Queste vignette non brillano per eleganza, irridendo una comunità decisamente in credito di rispetto. Ma le tragedie passate e presenti non possono condizionare un giudizio obiettivo di legittimità. E i tre esempi ora riportati riguardano una satira che può sì considerarsi di cattivo gusto, ma non illecita.
Nella vignetta sull’assedio dell’esercito israeliano alla Chiesa della Natività di Betlemme, il messaggio satirico, consistente nell’insofferenza manifestata da Cristo in croce nei riguardi delle forze militari israeliane, può ritenersi in coerenza causale con gli storici controversi rapporti tra Autorità ebraiche e lo stesso Gesù, rinnegato dal clero di Gerusalemme perché autoproclamatosi Messia.

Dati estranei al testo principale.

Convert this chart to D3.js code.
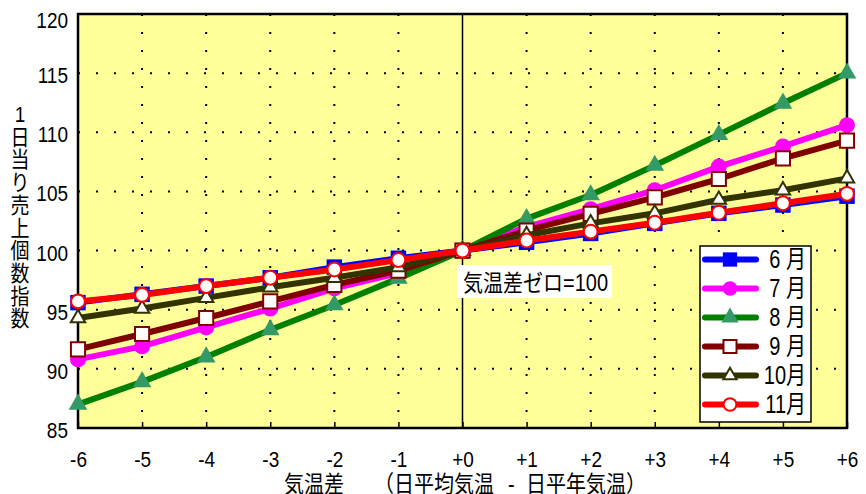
<!DOCTYPE html>
<html>
<head>
<meta charset="utf-8">
<script src="https://cdn.jsdelivr.net/npm/d3@7"></script>
<style>
  html, body { margin: 0; padding: 0; background: #ffffff; }
  svg { display: block; }
</style>
</head>
<body>
<svg id="chart" width="866" height="494"></svg>
<script>
// Temperature difference (daily mean minus normal), in degrees
const tempDiff = [-6, -5, -4, -3, -2, -1, 0, 1, 2, 3, 4, 5, 6];
const xTickLabels = ["-6", "-5", "-4", "-3", "-2", "-1", "+0", "+1", "+2", "+3", "+4", "+5", "+6"];
const yTicks = [85, 90, 95, 100, 105, 110, 115, 120];

// Daily units-sold index per month (zero difference = 100)
const june = [95.6, 96.3, 97.0, 97.7, 98.6, 99.35, 100, 100.7, 101.45, 102.3, 103.15, 103.85, 104.6];
const july = [90.8, 91.9, 93.5, 95.1, 96.8, 98.1, 100, 102.0, 103.5, 105.1, 107.1, 108.8, 110.6];
const august = [87.0, 88.9, 91.0, 93.3, 95.4, 97.65, 100, 102.7, 104.7, 107.2, 109.8, 112.45, 115.0];
const september = [91.65, 92.95, 94.3, 95.7, 97.1, 98.3, 100, 101.7, 103.1, 104.5, 106.05, 107.8, 109.3];
const october = [94.3, 95.1, 96.0, 96.9, 97.7, 98.6, 100, 101.3, 102.3, 103.15, 104.3, 105.1, 106.1];
const november = [95.7, 96.25, 97.0, 97.7, 98.4, 99.2, 100, 100.85, 101.6, 102.35, 103.2, 104.0, 104.8];

const monthNames = ["6 月", "7 月", "8 月", "9 月", "10月", "11月"];
const yTitle = ["1", "日", "当", "り", "売", "上", "個", "数", "指", "数"];
// x title pieces: [text, left x]
const xTitleParts = [["気温差", 284], ["（日平均気温", 374], ["-", 508], ["日平年気温）", 526]];
const zeroNote = "気温差ゼロ=100";

const seriesValues = [june, july, august, september, october, november];
const styles = [
  { line: "#0000ff", lw: 6, sym: d3.symbolSquare, size: 240, fill: "#0000ff", stroke: "none", sw: 0 },
  { line: "#ff00ff", lw: 6, sym: d3.symbolCircle, size: 200, fill: "#ff00ff", stroke: "none", sw: 0 },
  { line: "#008000", lw: 6, sym: d3.symbolTriangle, size: 150, fill: "#339966", stroke: "none", sw: 0 },
  { line: "#800000", lw: 6, sym: d3.symbolSquare, size: 200, fill: "#ffffff", stroke: "#800000", sw: 2 },
  { line: "#333300", lw: 6, sym: d3.symbolTriangle, size: 90, fill: "#ffffff", stroke: "#333300", sw: 2 },
  { line: "#ff0000", lw: 6, sym: d3.symbolCircle, size: 150, fill: "#ffffff", stroke: "#ff0000", sw: 2 }
];

const FONT = "'Liberation Sans', Arial, 'Noto Sans CJK JP', sans-serif";
const SY = 1.15; // glyphs are drawn slightly tall

const svg = d3.select("#chart");
const L = 78, R = 847, T = 14, B = 428;

const x = d3.scaleLinear().domain([-6, 6]).range([L, R]);
const y = d3.scaleLinear().domain([85, 120]).range([B, T]);

// plot background
svg.append("rect").attr("x", L).attr("y", T).attr("width", R - L).attr("height", B - T)
  .attr("fill", "#ffff99");

// dotted grid
const grid = svg.append("g").attr("stroke", "#000").attr("stroke-width", 2)
  .attr("stroke-dasharray", "2 16");
grid.selectAll("line.h").data(yTicks.filter(v => v > 85 && v < 120)).join("line")
  .attr("class", "h")
  .attr("x1", L).attr("x2", R).attr("y1", d => y(d)).attr("y2", d => y(d));
grid.selectAll("line.v").data(tempDiff.filter(v => v !== 0 && Math.abs(v) < 6)).join("line")
  .attr("class", "v")
  .attr("x1", d => x(d)).attr("x2", d => x(d)).attr("y1", T).attr("y2", B);

// zero line
svg.append("line").attr("x1", x(0)).attr("x2", x(0)).attr("y1", T).attr("y2", B)
  .attr("stroke", "#000").attr("stroke-width", 1.5);

// x axis: inner ticks and labels
const xAxis = d3.axisBottom(x).tickValues(tempDiff).tickSizeInner(-6).tickSizeOuter(0)
  .tickFormat((d, i) => xTickLabels[i]);
const gx = svg.append("g").attr("transform", `translate(0,${B})`).call(xAxis);
gx.select(".domain").remove();
gx.selectAll(".tick line").attr("stroke", "#000").attr("stroke-width", 1.5);
gx.selectAll(".tick text")
  .attr("font-family", FONT).attr("font-size", 19).attr("fill", "#000")
  .attr("y", 0).attr("dy", 0)
  .attr("transform", `translate(0,39) scale(1,${SY})`);

// y axis labels
const yAxis = d3.axisLeft(y).tickValues(yTicks).tickSize(0).tickPadding(10);
const gy = svg.append("g").attr("transform", `translate(${L},0)`).call(yAxis);
gy.select(".domain").remove();
gy.selectAll(".tick").each(function (d) {
  const dy = Math.max(y(d) + 2, T + 5.5) - y(d);
  d3.select(this).select("text")
    .attr("font-family", FONT).attr("font-size", 19).attr("fill", "#000")
    .attr("dy", 0).attr("y", 0).attr("x", -10)
    .attr("transform", `translate(0,${dy + 7.5}) scale(1,${SY})`);
});

// frame
svg.append("rect").attr("x", L).attr("y", T).attr("width", R - L).attr("height", B - T)
  .attr("fill", "none").attr("stroke", "#000").attr("stroke-width", 2.5);

// series lines and markers
const lineGen = d3.line().x((d, i) => x(tempDiff[i])).y(d => y(d));
seriesValues.forEach((vals, k) => {
  const s = styles[k];
  const g = svg.append("g");
  g.append("path").attr("d", lineGen(vals)).attr("fill", "none")
    .attr("stroke", s.line).attr("stroke-width", s.lw).attr("stroke-linejoin", "round");
  g.selectAll("path.m").data(vals).join("path").attr("class", "m")
    .attr("transform", (d, i) => `translate(${x(tempDiff[i])},${y(d)})`)
    .attr("d", d3.symbol().type(s.sym).size(s.size))
    .attr("fill", s.fill).attr("stroke", s.stroke).attr("stroke-width", s.sw);
});

// zero-difference note
svg.append("rect").attr("x", 457).attr("y", 265).attr("width", 155).attr("height", 33)
  .attr("fill", "#ffffff");
svg.append("text").attr("font-family", FONT).attr("font-size", 20).attr("fill", "#000")
  .attr("transform", `translate(463,291) scale(1,${SY})`).text(zeroNote);

// legend
const lg = svg.append("g");
lg.append("rect").attr("x", 700).attr("y", 246).attr("width", 111).attr("height", 176)
  .attr("fill", "#ffffff").attr("stroke", "#000").attr("stroke-width", 1.5);
monthNames.forEach((name, k) => {
  const s = styles[k];
  const cy = 259.5 + k * 29;
  lg.append("line").attr("x1", 705).attr("x2", 756).attr("y1", cy).attr("y2", cy)
    .attr("stroke", s.line).attr("stroke-width", 6).attr("stroke-linecap", "round");
  lg.append("path").attr("transform", `translate(730,${cy})`)
    .attr("d", d3.symbol().type(s.sym).size(s.size * 0.85))
    .attr("fill", s.fill).attr("stroke", s.stroke).attr("stroke-width", s.sw);
  lg.append("text").attr("font-family", FONT).attr("font-size", 20).attr("fill", "#000")
    .attr("text-anchor", "end")
    .attr("transform", `translate(806,${cy + 8}) scale(1,${SY + 0.1})`).text(name);
});

// y title, stacked vertically
svg.append("g").selectAll("text").data(yTitle).join("text")
  .attr("font-family", FONT).attr("font-size", 19).attr("fill", "#000")
  .attr("text-anchor", "middle")
  .attr("transform", (d, i) => `translate(20,${122 + i * 22.7}) scale(1,${SY})`)
  .text(d => d);

// x title
svg.append("g").selectAll("text").data(xTitleParts).join("text")
  .attr("font-family", FONT).attr("font-size", 20).attr("fill", "#000")
  .attr("transform", d => `translate(${d[1]},492) scale(1,${SY})`)
  .text(d => d[0]);
</script>
</body>
</html>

Negli altri due esempi, non si può dire che l’ironico riferimento alla pratica della circoncisione sia un’offesa al sentimento religioso ebraico. Nel caso della vignetta sul conflitto tra Belgio e Sharon, l’ebreo ultraortodosso rivendica la valenza educativa che la pratica della circoncisione assume nella credenza religiosa ebraica, resa ancor più necessaria, nella sua mente, dal tentativo belga di processare Sharon. Nella vignetta sull’attentato alle Torri Gemelle, non vi è alcuna offesa alla religione ebraica, poiché la battuta sulla circoncisione vuole solo costruire un messaggio satirico intorno a quella che può considerarsi una paradossale diceria ormai di dominio pubblico.

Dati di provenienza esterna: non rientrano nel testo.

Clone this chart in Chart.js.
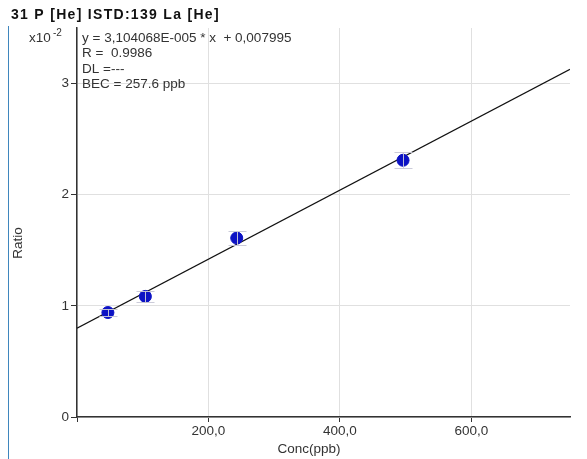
<!DOCTYPE html>
<html>
<head>
<meta charset="utf-8">
<script src="https://cdn.jsdelivr.net/npm/chart.js@4.4.1/dist/chart.umd.min.js"></script>
<style>
  html, body { margin: 0; padding: 0; background: #fff; }
  #wrap { width: 587px; height: 459px; position: relative; }
</style>
</head>
<body>
<div id="wrap"><canvas id="c" width="587" height="459"></canvas></div>
<script>
// Calibration standards: concentration (ppb) and ratio (x10^-2)
const concPpb = [47, 104, 243, 496];
const ratioE2 = [0.94, 1.085, 1.61, 2.31];
const ratioErr = [0.035, 0.05, 0.06, 0.07];

// Fit parameters as printed on the chart
const slope = 3.104068E-005;
const intercept = 0.007995;
const fitR = '0.9986';
const bec = '257.6 ppb';

const xTicks = [0, 200, 400, 600];
const yTicks = [0, 1, 2, 3];
const xRange = [0, 750];
const yRange = [0, 3.5];

// Regression line over the full x range, scaled to x10^-2
const fitLine = xRange.map(x => ({ x: x, y: (slope * x + intercept) * 100 }));
const points = concPpb.map((x, i) => ({ x: x, y: ratioE2[i] }));

const FONT = "'Liberation Sans', Arial, sans-serif";
const FS = 13.5;
const fmtNum = v => v.toFixed(6).replace(/\.?0+$/, '');
const annotationLines = [
  'y = ' + slope.toExponential(6).replace('.', ',').replace(/e-(\d)$/, 'E-00$1') + ' * x  + ' + fmtNum(intercept).replace('.', ','),
  'R =  ' + fitR,
  'DL =---',
  'BEC = ' + bec
];

const decorations = {
  id: 'decorations',
  afterDatasetsDraw(chart) {
    const ctx = chart.ctx;
    const xs = chart.scales.x, ys = chart.scales.y;
    // error bars over the markers
    ctx.save();
    ctx.strokeStyle = 'rgba(200,200,215,0.95)';
    ctx.lineWidth = 1;
    points.forEach((p, i) => {
      const px = Math.round(xs.getPixelForValue(p.x)) + 0.5;
      const top = Math.round(ys.getPixelForValue(p.y + ratioErr[i])) + 0.5;
      const bot = Math.round(ys.getPixelForValue(p.y - ratioErr[i])) + 0.5;
      ctx.beginPath();
      ctx.moveTo(px, top); ctx.lineTo(px, bot);
      ctx.moveTo(px - 9, top); ctx.lineTo(px + 9, top);
      ctx.moveTo(px - 9, bot); ctx.lineTo(px + 9, bot);
      ctx.stroke();
    });
    ctx.restore();
  },
  afterDraw(chart) {
    const ctx = chart.ctx;
    const area = chart.chartArea;
    ctx.save();
    // left panel edge
    ctx.strokeStyle = '#3f86bd';
    ctx.lineWidth = 1;
    ctx.beginPath();
    ctx.moveTo(8.5, 26); ctx.lineTo(8.5, 459);
    ctx.stroke();

    ctx.fillStyle = '#111';
    ctx.textBaseline = 'middle';
    ctx.textAlign = 'left';
    ctx.font = 'bold 14px ' + FONT;
    ctx.letterSpacing = '1.3px';
    ctx.fillText('31 P [He] ISTD:139 La [He]', 11, 15);
    ctx.letterSpacing = '0px';

    ctx.fillStyle = '#333';
    ctx.font = FS + 'px ' + FONT;
    ctx.fillText('x10', 29, 38);
    ctx.font = '10px ' + FONT;
    ctx.fillText('-2', 53, 33);

    ctx.font = FS + 'px ' + FONT;
    annotationLines.forEach((t, i) => ctx.fillText(t, area.left + 5, 38 + i * 15.4));

    ctx.textAlign = 'center';
    ctx.fillText('Conc(ppb)', 309, 449);
    ctx.translate(18, 243);
    ctx.rotate(-Math.PI / 2);
    ctx.fillText('Ratio', 0, 0);
    ctx.restore();
  }
};

new Chart(document.getElementById('c'), {
  type: 'scatter',
  data: {
    datasets: [
      {
        type: 'line',
        data: fitLine,
        borderColor: '#111',
        borderWidth: 1.2,
        pointRadius: 0,
        fill: false,
        order: 2
      },
      {
        data: points,
        backgroundColor: '#0c12c4',
        borderColor: '#0c12c4',
        pointRadius: 6,
        pointHoverRadius: 6,
        order: 1
      }
    ]
  },
  options: {
    responsive: false,
    animation: false,
    events: [],
    layout: { padding: { top: 28, right: 17, left: 0, bottom: 0 } },
    plugins: { legend: { display: false }, tooltip: { enabled: false } },
    scales: {
      x: {
        type: 'linear',
        min: xRange[0],
        max: xRange[1],
        afterBuildTicks: s => { s.ticks = xTicks.map(v => ({ value: v })); },
        afterFit: s => { s.height = 42; },
        ticks: {
          callback: v => v === 0 ? '' : v.toFixed(1).replace('.', ','),
          color: '#333',
          font: { family: FONT, size: FS },
          padding: 1,
          maxRotation: 0
        },
        grid: { color: '#e0e0e0', tickColor: '#333', tickLength: 5, lineWidth: 1 },
        border: { color: '#333', width: 1.5 }
      },
      y: {
        type: 'linear',
        min: yRange[0],
        max: yRange[1],
        afterBuildTicks: s => { s.ticks = yTicks.map(v => ({ value: v })); },
        afterFit: s => { s.width = 77; },
        ticks: {
          callback: v => String(v),
          color: '#333',
          font: { family: FONT, size: FS },
          padding: 2
        },
        grid: { color: '#e0e0e0', tickColor: '#333', tickLength: 6, lineWidth: 1 },
        border: { color: '#333', width: 1.5 }
      }
    }
  },
  plugins: [decorations]
});
</script>
</body>
</html>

Elemento comune di questo tipo di satira è l’essere occasionata da importanti fatti di cronaca. Qui è un accadimento reale a sollecitare il messaggio satirico. Dunque, anche per quanto riguarda la satira religiosa può trarsi una conclusione analoga a quella che si impone per la satira in generale. Ossia: quanto più la satira è collegata a vicende attuali e di sicuro interesse pubblico, tanto maggiore è la probabilità che il contenuto del messaggio satirico risulti in coerenza causale con la dimensione pubblica del suo destinatario. Coerenza che, al contrario, non può rinvenirsi in vignette simili a quelle analizzate precedentemente, avulse da qualsiasi contesto di cronaca e motivate unicamente dal deprecabile intento di diffondere un pregiudizio antisemita.